Tents have gone up, a garage floor has been cleared, and while I stand outside, my ratty, unrolled sleeping bag growing heavier by the minute, I realize I have nowhere to go.  She stands at the door of her tent, wringing water from a cloth, and even though she has plenty of room, there’s no way I can ask.  It’s embarrassing just to be standing there.  I move away, into the garage, out of the rain.  But looking around I see all the spaces have been taken.  Busy strangers ignore me as they smooth their pallets across the floor.

And then she’s there, her sleeping bag spread out, and she’s inviting me to join her.

“Really?”

“Yes!” she says, smiling, shaking her head.  I step lightly on the sleeping bag, and we laugh because it’s a little squishy from the rain.

Suddenly my knowledge accelerates, and in a flash, I see everything that’s about to happen . The longing, the intensity, and the unbearable sweetness of this friendship going somewhere I had never thought possible.

And then, for the first time, I remember my kids.  And Amy.  She would know.  And even were I willing to risk that, this young woman clearly has no idea I’m married.  My ring has been lost.  I’d be lying to her as well.

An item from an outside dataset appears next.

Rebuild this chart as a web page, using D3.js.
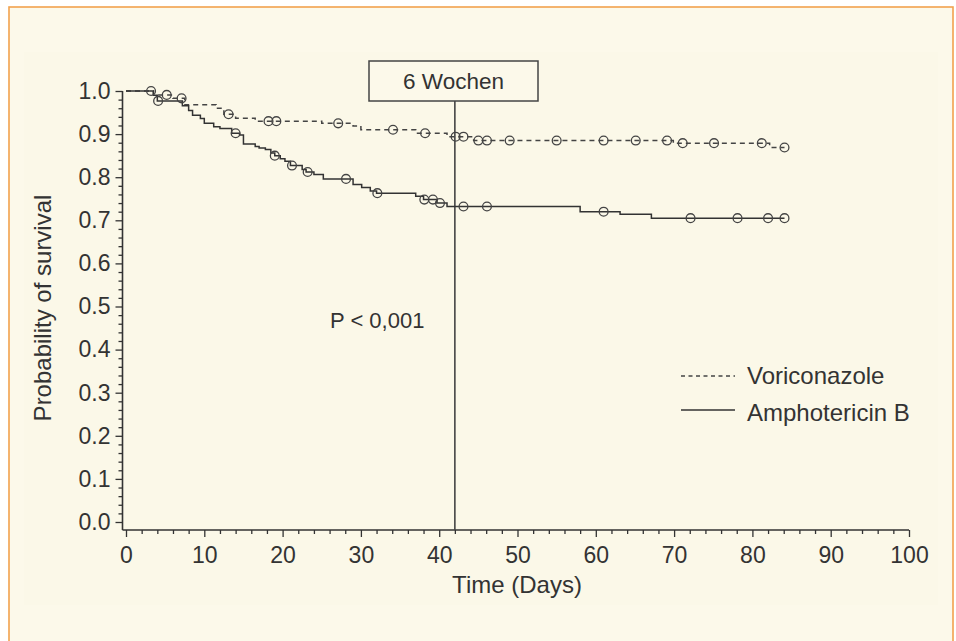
<!DOCTYPE html>
<html>
<head>
<meta charset="utf-8">
<script src="https://cdn.jsdelivr.net/npm/d3@7"></script>
<style>
  html, body { margin: 0; padding: 0; background: #ffffff; }
  svg { display: block; font-family: "Liberation Sans", Arial, Helvetica, sans-serif; }
</style>
</head>
<body>
<svg id="chart" width="956" height="641"></svg>
<script>
// ---- Data ----
const voriTimes = [0, 3.5, 6, 7.5, 11.5, 12.5, 14, 16.5, 25, 29, 30, 37, 41, 44.4, 69.9, 82.2, 84.1];
const voriSurv  = [1.0, 0.991, 0.983, 0.968, 0.960, 0.946, 0.937, 0.930, 0.925, 0.919, 0.910, 0.902, 0.894, 0.885, 0.879, 0.869, 0.869];
const voriCensor = [3.2, 5.2, 7.1, 13.1, 18.2, 19.2, 27.1, 34.1, 38.2, 42.1, 43.1, 45, 46.1, 49, 55, 61, 65.1, 69.1, 71.1, 75.1, 81.2, 84.1];

const amphoTimes = [0, 3.5, 4, 7.2, 8, 8.5, 9.5, 10, 11.2, 12, 13.5, 14.5, 15, 16.5, 17, 17.8, 18.5, 19, 19.7, 20.3, 21, 22.5, 23, 24, 25.2, 29, 30.1, 31.2, 32, 37, 38, 39.7, 41, 58, 63.1, 67.1, 84.1];
const amphoSurv  = [1.0, 0.99, 0.977, 0.966, 0.955, 0.944, 0.936, 0.925, 0.917, 0.913, 0.902, 0.898, 0.877, 0.871, 0.868, 0.864, 0.856, 0.850, 0.843, 0.837, 0.827, 0.818, 0.812, 0.806, 0.796, 0.783, 0.776, 0.768, 0.763, 0.756, 0.748, 0.740, 0.732, 0.720, 0.714, 0.705, 0.705];
const amphoCensor = [4.1, 14, 19, 21.2, 23.2, 28.1, 32.1, 38.1, 39.2, 40.1, 43.1, 46.1, 61, 72.1, 78.1, 82, 84.1];

const xMajorTicks = [0, 10, 20, 30, 40, 50, 60, 70, 80, 90, 100];
const yMajorTicks = [0.0, 0.1, 0.2, 0.3, 0.4, 0.5, 0.6, 0.7, 0.8, 0.9, 1.0];
const seriesNames = ["Voriconazole", "Amphotericin B"];
const markerDay = 42;
const markerLabel = "6 Wochen";
const pLabel = "P < 0,001";
const xTitle = "Time (Days)";
const yTitle = "Probability of survival";

// ---- Layout ----
const svg = d3.select("#chart");
const ink = "#333333";

// Background frame
svg.append("rect").attr("x", 9).attr("y", 7).attr("width", 944).attr("height", 640)
  .attr("fill", "#fcf9ea").attr("stroke", "#f2a24e").attr("stroke-width", 1.6);
svg.append("rect").attr("x", 24).attr("y", 52).attr("width", 914).attr("height", 553)
  .attr("fill", "#fbf8e8");

const x = d3.scaleLinear().domain([0, 100]).range([126, 909]);
const y = d3.scaleLinear().domain([0, 1]).range([522, 91]);
const xAxisY = 530;
const yAxisX = 122.5;

// Axis lines
svg.append("line").attr("x1", yAxisX).attr("x2", x(100)).attr("y1", xAxisY).attr("y2", xAxisY)
  .attr("stroke", ink).attr("stroke-width", 1.6);
svg.append("line").attr("x1", yAxisX).attr("x2", yAxisX).attr("y1", y(1)).attr("y2", xAxisY)
  .attr("stroke", ink).attr("stroke-width", 1.6);

// X axis ticks
const xMinor = d3.range(0, 101, 2).filter(v => v % 10 !== 0);
const gxMinor = svg.append("g").attr("transform", `translate(0,${xAxisY})`)
  .call(d3.axisBottom(x).tickValues(xMinor).tickSize(4).tickFormat(""));
const gxMajor = svg.append("g").attr("transform", `translate(0,${xAxisY})`)
  .call(d3.axisBottom(x).tickValues(xMajorTicks).tickSize(7).tickPadding(10).tickFormat(d3.format("d")));

// Y axis ticks
const yMinor = d3.range(0, 51, 1).map(v => v / 50).filter((v, i) => i % 5 !== 0);
const gyMinor = svg.append("g").attr("transform", `translate(${yAxisX},0)`)
  .call(d3.axisLeft(y).tickValues(yMinor).tickSize(4).tickFormat(""));
const gyMajor = svg.append("g").attr("transform", `translate(${yAxisX},0)`)
  .call(d3.axisLeft(y).tickValues(yMajorTicks).tickSize(7).tickPadding(5).tickFormat(d3.format(".1f")));

[gxMinor, gxMajor, gyMinor, gyMajor].forEach(g => {
  g.select(".domain").remove();
  g.selectAll(".tick line").attr("stroke", ink).attr("stroke-width", 1.3);
  g.selectAll(".tick text").attr("fill", ink).style("font-size", "23px")
    .style("font-family", '"Liberation Sans", Arial, sans-serif');
});

// Axis titles
svg.append("text").attr("x", 517).attr("y", 593).attr("text-anchor", "middle")
  .attr("fill", ink).style("font-size", "24px").text(xTitle);
svg.append("text").attr("transform", "translate(51,308) rotate(-90)").attr("text-anchor", "middle")
  .attr("fill", ink).style("font-size", "24px").text(yTitle);

// Marker line at 6 weeks with box
svg.append("line").attr("x1", x(markerDay)).attr("x2", x(markerDay)).attr("y1", 101).attr("y2", xAxisY)
  .attr("stroke", "#444").attr("stroke-width", 1.6);
svg.append("rect").attr("x", 369).attr("y", 61).attr("width", 169).attr("height", 40)
  .attr("fill", "#fcf9ea").attr("stroke", "#444").attr("stroke-width", 1.5);
svg.append("text").attr("x", 453.5).attr("y", 89).attr("text-anchor", "middle")
  .attr("fill", ink).style("font-size", "22.5px").text(markerLabel);

// P value
svg.append("text").attr("x", 330).attr("y", 328).attr("fill", ink)
  .style("font-size", "22px").text(pLabel);

// Curves
function stepValue(times, surv, t) {
  let v = surv[0];
  for (let i = 0; i < times.length; i++) { if (times[i] <= t) v = surv[i]; }
  return v;
}
const line = d3.line().x(d => x(d[0])).y(d => y(d[1])).curve(d3.curveStepAfter);

const voriData = voriTimes.map((t, i) => [t, voriSurv[i]]);
const amphoData = amphoTimes.map((t, i) => [t, amphoSurv[i]]);

svg.append("path").datum(voriData).attr("d", line).attr("fill", "none")
  .attr("stroke", "#444").attr("stroke-width", 1.5).attr("stroke-dasharray", "5,4");
svg.append("path").datum(amphoData).attr("d", line).attr("fill", "none")
  .attr("stroke", ink).attr("stroke-width", 1.5);

svg.append("g").selectAll("circle").data(voriCensor).join("circle")
  .attr("cx", d => x(d)).attr("cy", d => y(stepValue(voriTimes, voriSurv, d)))
  .attr("r", 4.4).attr("fill", "none").attr("stroke", "#444").attr("stroke-width", 1.3);
svg.append("g").selectAll("circle").data(amphoCensor).join("circle")
  .attr("cx", d => x(d)).attr("cy", d => y(stepValue(amphoTimes, amphoSurv, d)))
  .attr("r", 4.4).attr("fill", "none").attr("stroke", "#444").attr("stroke-width", 1.3);

// Legend
const legend = svg.append("g");
legend.append("line").attr("x1", 681).attr("x2", 735).attr("y1", 376).attr("y2", 376)
  .attr("stroke", "#444").attr("stroke-width", 1.5).attr("stroke-dasharray", "4,3.5");
legend.append("text").attr("x", 747).attr("y", 384).attr("fill", ink)
  .style("font-size", "24px").text(seriesNames[0]);
legend.append("line").attr("x1", 681).attr("x2", 735).attr("y1", 410).attr("y2", 410)
  .attr("stroke", ink).attr("stroke-width", 1.5);
legend.append("text").attr("x", 747).attr("y", 421).attr("fill", ink)
  .style("font-size", "24px").text(seriesNames[1]);
</script>
</body>
</html>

Morning comes.  The rain has stopped.  Friends and neighbors appear.  We share a big box of raisin bran.  It’s the best raisin bran I’ve ever tasted.  Revelatory.  As people pack all around us, I look for her, but she’s nowhere to be found.  Maybe she’s in the car.

The water downshifts to the low hum of the shower, and I have to get up.  Leaving the warmth of the bed for the cool morning air, the anger builds like a cloud in my head.  Tight and sore, my achilles tendons play hell with my balance as I head down the hallway, passing all the stuff we don’t really need.

She took me in out of the rain.

Hand on the rail, I climb the stairs,  squinting and unsure; not yet ready for the light of day.